Toshiba Eyes Stake In Time Warner Deal

The mating dance between Toshiba and Time Warner has grown more serious. Officials at Toshiba, Japan’s third-largest electronics manufacturer, confirm their company is negotiating to take a “substantial equity position” in a venture with Time Warner.

Time Warner has been working for months to sell equity stakes in its core entertainment operations to important foreign partners. Now one major deal seems to be nearing fruition.

And speculation on what a potential deal may look like is making the rounds on Wall Street.

Sources close to the negotiations say Time Warner is looking to sell to a consortium of four or five foreign buyers as much as 50% of both its Home Box Office pay-tv unit and its Time Warner Cable Group, the second-largest cable operator in the U.S.

Time Warner would manage the partnership created by the transaction.

For its part, Time Warner would contribute to the partnership what it values to be $13 billion of assets – its 17.3 million subscriber HBO programming service, which almost singlehandedly fueled the cable industry’s extensive growth in the late ’70s and early ’80s, and its Time Warner Cable systems, which serve more than 6.14 million subscribers nationwide.

S.G. Warburg analyst Lisbeth Barron values HBO at about $2.28 billion, or 12 times estimated 1990 operating cash flow of $190 million. That would place a value of about $10.72 billion or $1,750 per subscriber on the cable system operations which had revenues of $522 million in 1989.

The foreign partners would contribute $6.5 billion in cash for a 50% share of those assets.

Time Warner would use those proceeds (sources note it would net the entire amount tax-free because of the partnership structure) to help pay down its massive $11 billion debt load.

Another scenario making the rounds adds 20% of the company’s Warner Bros, studio to the mix.

Sources say similar sell-offs could be enacted at the company’s other operating units; they point out that the company’s music and music publishing units would be of great interest to foreign suitors.

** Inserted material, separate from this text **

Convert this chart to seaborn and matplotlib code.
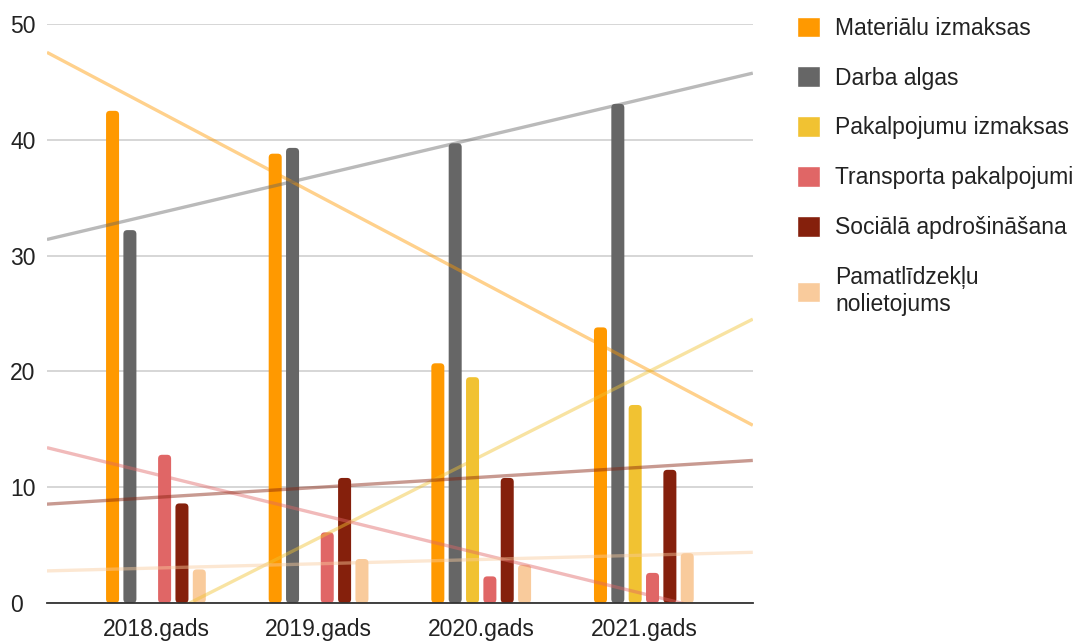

While a Time Warner spokesperson reiterated the company’s long-standing desire to form such strategic alliances – ones that would not only bring in cash but also would open new world markets – and says it is in the process of deciding between interested suitors, he would give no indication of how a deal would be constructed, who suitors are or how close they are to signing a deal.

Toshiba has been looking to expand its presence in American software, as have its electronics industry rivals Sony Corp. (which owns Columbia and the former CBS Records) and Matsushita (which recently purchased MCA). Such a pairing, especially if it included Warner Bros., would allow the company to follow the path of vertical integration taken by its rivals.

The cable tv connection also makes sense for Toshiba. The company is involved in a fierce battle with Sony and Matsushita to establish the industry standard for high-definition television. The Time Warner pairing could help the company avoid problems it has encountered in the past – in the 1970s the company suffered huge losses in unsuccessful battle with Sony and Matsushita to establish the standard homevideo player.

In addition to HDTV, Toshiba – already the world’s leading manufacturer of laptop computers – is developing new ways of linking personal computers to household tv sets to give enhanced viewing at reduced costs. A combination with Time Warner Cable and HBO could give Toshiba a decided edge over its rivals in developing both technologies and delivering them to the market.

But Toshiba officials warn that strong opposition from within their company could scuttle the deal. Some senior managers fear that a third Hollywood bid a Japanese electronics group could trigger another round of bitter Japan bashing in the U.S. and hurt Toshiba’s electronics exports.

Those exports already have been badly hit by the sanctions and adverse publicity that followed the discovery in 1987 that Toshiba had been selling classified U.S. technology to the Soviet Union.

Likewise, heads of major U.S. entertainment concerns say that such a transaction may jolt Capitol Hill into enacting some form of industry reregulation.

But most Toshiba officials feel that they cannot afford to be left out of the race with Sony and Matsushita.

Who the other members of the buying consortium may be is more of a mystery. French programming powerhouse Canal Plus has been one of the most widely speculated suitors.

Canal Plus operates the largest pay-tv network in France, and partially owns pay-tv channels in Spain, Belgium and Germany. But it is not clear exactly what Canal Plus would gain from such a pairing.

“Canal Plus does not need HBO in Europe,” says one programming industry source. “There’s not a whole lot of efficiencies that anybody can bring to that equation, they are basically the only pay-tv network in France and a very dominant one in a lot of other territories, and for that reason I expect their buying power is about as good as it’s going to get.”

Such reasoning may point to the inclusion of Warner Bros, in the mix. Canal Plus has exhibited considerable interest in Hollywood. In 1989, it acquired a 5% stake in Carolco Pictures and last month agreed to provide part of a $600 million financing package for movies to be distributed by Warner Bros.

Canal Plus could not be reached for comment.

Propelled by the speculation, Time Warner’s stock last week reached a new 52-week high of $115.50. It closed Friday at $109.38 a share, up 11.6% for the week.